By Martin Groom, Friends of Kirkstall Abbey Park
A walk along the Kirkstall Goit from Kirkstall Abbey Park 15 years ago might be rewarded with the blue flash of a kingfisher or a heron’s struggle to rise. A fisherman’s eye might see the resident large chub or shoals of Dace or Roach. But no more.
Flow loss has weakened its food webs. Predator/prey ratios have reduced. Fewer insects. Less fish. Fewer herons and kingfishers. Eventually low water levels will lead to overheating in summer, rapid deoxygenation, and the collapse of most aquarian life. A few ducks in a brown, historic silty ditch.
Structurally, the problem is the Victorian sluice gates. Fallen into disrepair and silted up. Politically, there are squabbles over responsibility. This, and the marginalisation of environment, community and wellbeing, has meant previous efforts have failed.

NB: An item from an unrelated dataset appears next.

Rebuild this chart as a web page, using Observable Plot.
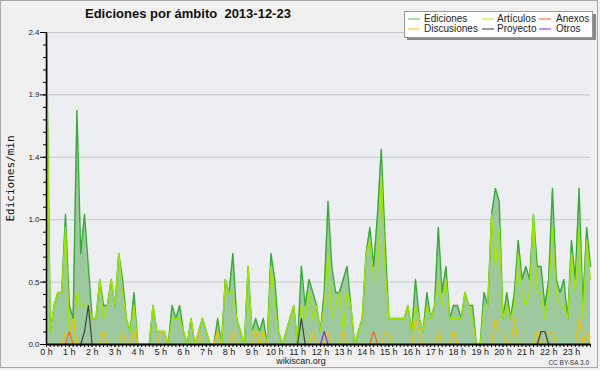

Like many environmental issues – the solution is simple and already known. The Flood Alleviation Scheme (FAS) plans to construct a new control structure above the sluice gates to regulate the river in flood conditions. Solution – mend or permanently open the existing Victorian sluice gates to let the water through. Design the new control structure to BOTH restore flow and limit flow during flood conditions.
Brought together by MP Rachel Reeves and supported by Councillors John Illingworth and Fiona Venner, Friends of Kirkstall Abbey Park have met twice with FAS to lobby for a solution. Some progress has been made. However, the proposal remains to install a control structure which will not restore flow – but might be adaptable to restore limited flow in the future.
Crucially, the existing sluice gates have not even been assessed. It remains unknown if they can be repaired, opened, or used to control flood water.
Despite local and national priorities around ecology and climate and despite the known value of healthy ecology and nature to community well-being this tin can seems likely to be kicked down the road again.
The Leeds Pound spent on a flood control structure, with limited function, built behind a partially blocked silted sluice. The potential wellbeing, community and environmental benefits of restoration unassessed and unvalued.
Instead, boxes will be ticked and responsibility for future solutions made more complicated, more costly and unclear. Of course, the FAS has important targets to deliver- but these need to be achieved within the greater environmental and community context.
If it matters to you the goit is a thriving local environment, buzzing with life, that the Leeds pound is spent wisely and that the Kingfishers and Dragonflies on the park’s signs still live there – please take action.
E-mail FAS, copying in your MP, councillors and council leads on wellbeing and environment. Make noise in community Facebook groups.
Speak out. Speak up. Your local goit needs you. It might not be too late.